Ce scénario contredit la stratégie européenne de souveraineté numérique et affaiblit l’avantage concurrentiel créé par le RGPD.
Sécuriser sans surveiller la population
La recherche, les ONG et les professionnels de terrain convergent sur trois approches réellement efficaces qui permettaient de sécuriser les citoyens sans affaiblir les organisations. Tout d’abord, renforcer les enquêtes ciblées : coopération policière, moyens humains spécialisés, infiltration et traitements judiciaires proportionnés permettront d’arrêter des abuseurs.
Ensuite, prioriser la prévention et la formation : la majorité des situations d’abus ne se détecte pas via des algorithmes car elles s’inscrivent dans des dynamiques sociales et éducatives qui nécessitent une approche humaine, continue et contextualisée : l’éducation au numérique, le développement d’une culture de la vigilance, la formation des parents, des enseignants et des professionnels, et des outils de signalement simples et accessibles.
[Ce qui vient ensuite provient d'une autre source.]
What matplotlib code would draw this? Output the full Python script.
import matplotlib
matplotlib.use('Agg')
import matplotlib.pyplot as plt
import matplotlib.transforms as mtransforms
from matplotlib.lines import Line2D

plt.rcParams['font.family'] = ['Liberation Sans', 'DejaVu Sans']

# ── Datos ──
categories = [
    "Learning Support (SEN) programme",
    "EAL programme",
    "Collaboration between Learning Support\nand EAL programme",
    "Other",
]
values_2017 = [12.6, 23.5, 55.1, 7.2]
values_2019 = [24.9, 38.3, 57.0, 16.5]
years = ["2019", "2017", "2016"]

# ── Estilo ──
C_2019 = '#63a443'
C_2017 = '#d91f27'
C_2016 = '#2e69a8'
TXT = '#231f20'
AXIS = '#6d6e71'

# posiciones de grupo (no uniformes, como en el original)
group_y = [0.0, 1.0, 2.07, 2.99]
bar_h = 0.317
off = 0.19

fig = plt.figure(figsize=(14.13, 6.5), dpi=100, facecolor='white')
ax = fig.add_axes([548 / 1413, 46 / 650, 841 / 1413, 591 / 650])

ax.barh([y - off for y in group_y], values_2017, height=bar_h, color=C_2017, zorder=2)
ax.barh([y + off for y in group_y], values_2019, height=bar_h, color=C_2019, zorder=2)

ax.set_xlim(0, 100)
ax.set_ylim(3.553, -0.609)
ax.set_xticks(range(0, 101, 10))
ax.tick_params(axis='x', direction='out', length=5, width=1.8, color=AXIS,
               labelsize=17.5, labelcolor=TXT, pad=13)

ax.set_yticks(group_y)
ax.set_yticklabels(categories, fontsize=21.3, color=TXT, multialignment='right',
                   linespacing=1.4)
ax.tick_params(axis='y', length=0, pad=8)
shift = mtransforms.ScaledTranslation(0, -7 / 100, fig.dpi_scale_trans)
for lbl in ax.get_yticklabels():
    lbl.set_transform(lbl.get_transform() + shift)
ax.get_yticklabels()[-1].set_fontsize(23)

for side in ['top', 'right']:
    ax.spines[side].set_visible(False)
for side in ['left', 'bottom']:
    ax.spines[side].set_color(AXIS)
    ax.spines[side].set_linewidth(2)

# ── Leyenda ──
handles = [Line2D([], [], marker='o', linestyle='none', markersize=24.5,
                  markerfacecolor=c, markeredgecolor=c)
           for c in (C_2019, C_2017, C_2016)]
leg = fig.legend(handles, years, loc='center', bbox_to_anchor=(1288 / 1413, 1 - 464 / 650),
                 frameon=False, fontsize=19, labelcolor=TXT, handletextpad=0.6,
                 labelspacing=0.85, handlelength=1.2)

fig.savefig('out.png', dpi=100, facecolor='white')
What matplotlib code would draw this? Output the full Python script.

Les programmes de sensibilisation démontrent que lorsqu’un individu comprend les mécanismes d’ingénierie sociale, reconnaît les signaux faibles et adopte des pratiques numériques saines, il devient plus efficace que n’importe quel dispositif technique de surveillance.
Enfin, explorer des solutions réellement privacy-by-design comme la classification sécurisée via calcul multipartite, la détection opt-in, l’analyse locale totalement décentralisée, etc. Des propositions suggérées par des chercheurs depuis 2019. Si elles ne sont pas miraculeuses, elles respectent un principe essentiel : ne jamais affaiblir le chiffrement pour l’ensemble de la population.
Le texte adopté par le Conseil ce mercredi 26 novembre permet certes d’avancer dans le processus législatif, mais il laisse persister un problème essentiel : tant que le scan des messages reste une mesure de mitigation possible, la cybersécurité européenne demeure menacée. La prochaine réunion de négociations sera déterminante car les institutions devront arbitrer entre deux visions de l’Europe : l’une fondée sur la confiance numérique, l’autre sur une logique d’inspection généralisée risquant d’affaiblir les acteurs européens.